- What you are asked to do -
Exact reproduction of the data is required, with images excluded.

- Raw data -
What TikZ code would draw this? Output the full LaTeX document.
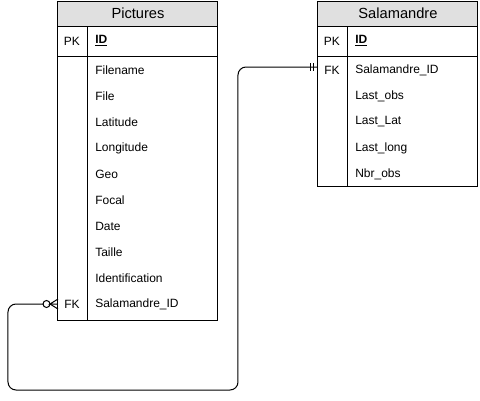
\documentclass[tikz,border=0pt]{standalone}
\usepackage{fontspec}
\setmainfont{Liberation Sans}
\definecolor{headgray}{HTML}{E0E0E0}
\tikzset{
  tablebox/.style={draw=black, line width=0.75pt},
  tablehead/.style={tablebox, fill=headgray},
  field/.style={anchor=west, inner sep=0pt, font=\fontsize{9}{10}\selectfont},
  keylbl/.style={inner sep=0pt, font=\fontsize{9}{10}\selectfont},
  headlbl/.style={inner sep=0pt, font=\fontsize{11}{12}\selectfont},
  relation/.style={draw=black, line width=0.75pt, rounded corners=6pt}
}
\begin{document}
\begin{tikzpicture}[x=0.75pt,y=-0.75pt]
  \useasboundingbox (0,0) rectangle (480,401);
  % Pictures table
  \draw [tablehead] (58,1) rectangle (218,26);
  \node [headlbl] (pichead) at (138,13.5) {Pictures};
  \draw [tablebox] (58,26) rectangle (218,56);
  \draw [tablebox] (58,56) rectangle (218,320);
  \draw [tablebox] (88,26) -- (88,320);
  \node [keylbl] (picpk) at (72,41) {PK};
  \node [field] (picid) at (95,41) {\textbf{\underline{ID}}};
  \foreach \name [count=\i from 0] in {Filename,File,Latitude,Longitude,Geo,Focal,Date,Taille,Identification,Salamandre\_ID}
    \node [field] (picrow\i) at (95,70+26*\i) {\name};
  \node [keylbl] (picfk) at (72,304) {FK};
  % Salamandre table
  \draw [tablehead] (318,1) rectangle (478,26);
  \node [headlbl] (salhead) at (398,13.5) {Salamandre};
  \draw [tablebox] (318,26) rectangle (478,56);
  \draw [tablebox] (318,56) rectangle (478,186);
  \draw [tablebox] (348,26) -- (348,186);
  \node [keylbl] (salpk) at (332,41) {PK};
  \node [field] (salid) at (355,41) {\textbf{\underline{ID}}};
  \foreach \name [count=\i from 0] in {Salamandre\_ID,Last\_obs,Last\_Lat,Last\_long,Nbr\_obs}
    \node [field] (salrow\i) at (355,70+26*\i) {\name};
  \node [keylbl] (salfk) at (332,70) {FK};
  % relation
  \coordinate (picend) at (58,304);
  \coordinate (salend) at (318,67);
  \draw [relation] (picend) ++(-14,0) -- (8,304) -- (8,390) -- (238,390) -- (238,67) -- (salend);
  % zero or many
  \draw [line width=0.75pt] (46.5,304) circle (3.5);
  \draw [line width=0.75pt] (picend) ++(0,-5) -- (50,304) -- (picend);
  \draw [line width=0.75pt] (picend) ++(0,5) -- (50,304);
  % one and only one
  \draw [line width=0.75pt] (311,63) -- (311,71) (314,63) -- (314,71);
\end{tikzpicture}
\end{document}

- Reply to the task -
What TikZ code would draw this? Output the full LaTeX document.
\documentclass[tikz,border=0pt]{standalone}
\usepackage{fontspec}
\setmainfont{Liberation Sans}
\definecolor{headgray}{HTML}{E0E0E0}
\tikzset{
  tablebox/.style={draw=black, line width=0.75pt},
  tablehead/.style={tablebox, fill=headgray},
  field/.style={anchor=west, inner sep=0pt, font=\fontsize{9}{10}\selectfont},
  keylbl/.style={inner sep=0pt, font=\fontsize{9}{10}\selectfont},
  headlbl/.style={inner sep=0pt, font=\fontsize{11}{12}\selectfont},
  relation/.style={draw=black, line width=0.75pt, rounded corners=6pt}
}
\begin{document}
\begin{tikzpicture}[x=0.75pt,y=-0.75pt]
  \useasboundingbox (0,0) rectangle (480,401);
  % Pictures table
  \draw [tablehead] (58,1) rectangle (218,26);
  \node [headlbl] (pichead) at (138,13.5) {Pictures};
  \draw [tablebox] (58,26) rectangle (218,56);
  \draw [tablebox] (58,56) rectangle (218,320);
  \draw [tablebox] (88,26) -- (88,320);
  \node [keylbl] (picpk) at (72,41) {PK};
  \node [field] (picid) at (95,41) {\textbf{\underline{ID}}};
  \foreach \name [count=\i from 0] in {Filename,File,Latitude,Longitude,Geo,Focal,Date,Taille,Identification,Salamandre\_ID}
    \node [field] (picrow\i) at (95,70+26*\i) {\name};
  \node [keylbl] (picfk) at (72,304) {FK};
  % Salamandre table
  \draw [tablehead] (318,1) rectangle (478,26);
  \node [headlbl] (salhead) at (398,13.5) {Salamandre};
  \draw [tablebox] (318,26) rectangle (478,56);
  \draw [tablebox] (318,56) rectangle (478,186);
  \draw [tablebox] (348,26) -- (348,186);
  \node [keylbl] (salpk) at (332,41) {PK};
  \node [field] (salid) at (355,41) {\textbf{\underline{ID}}};
  \foreach \name [count=\i from 0] in {Salamandre\_ID,Last\_obs,Last\_Lat,Last\_long,Nbr\_obs}
    \node [field] (salrow\i) at (355,70+26*\i) {\name};
  \node [keylbl] (salfk) at (332,70) {FK};
  % relation
  \coordinate (picend) at (58,304);
  \coordinate (salend) at (318,67);
  \draw [relation] (picend) ++(-14,0) -- (8,304) -- (8,390) -- (238,390) -- (238,67) -- (salend);
  % zero or many
  \draw [line width=0.75pt] (46.5,304) circle (3.5);
  \draw [line width=0.75pt] (picend) ++(0,-5) -- (50,304) -- (picend);
  \draw [line width=0.75pt] (picend) ++(0,5) -- (50,304);
  % one and only one
  \draw [line width=0.75pt] (311,63) -- (311,71) (314,63) -- (314,71);
\end{tikzpicture}
\end{document}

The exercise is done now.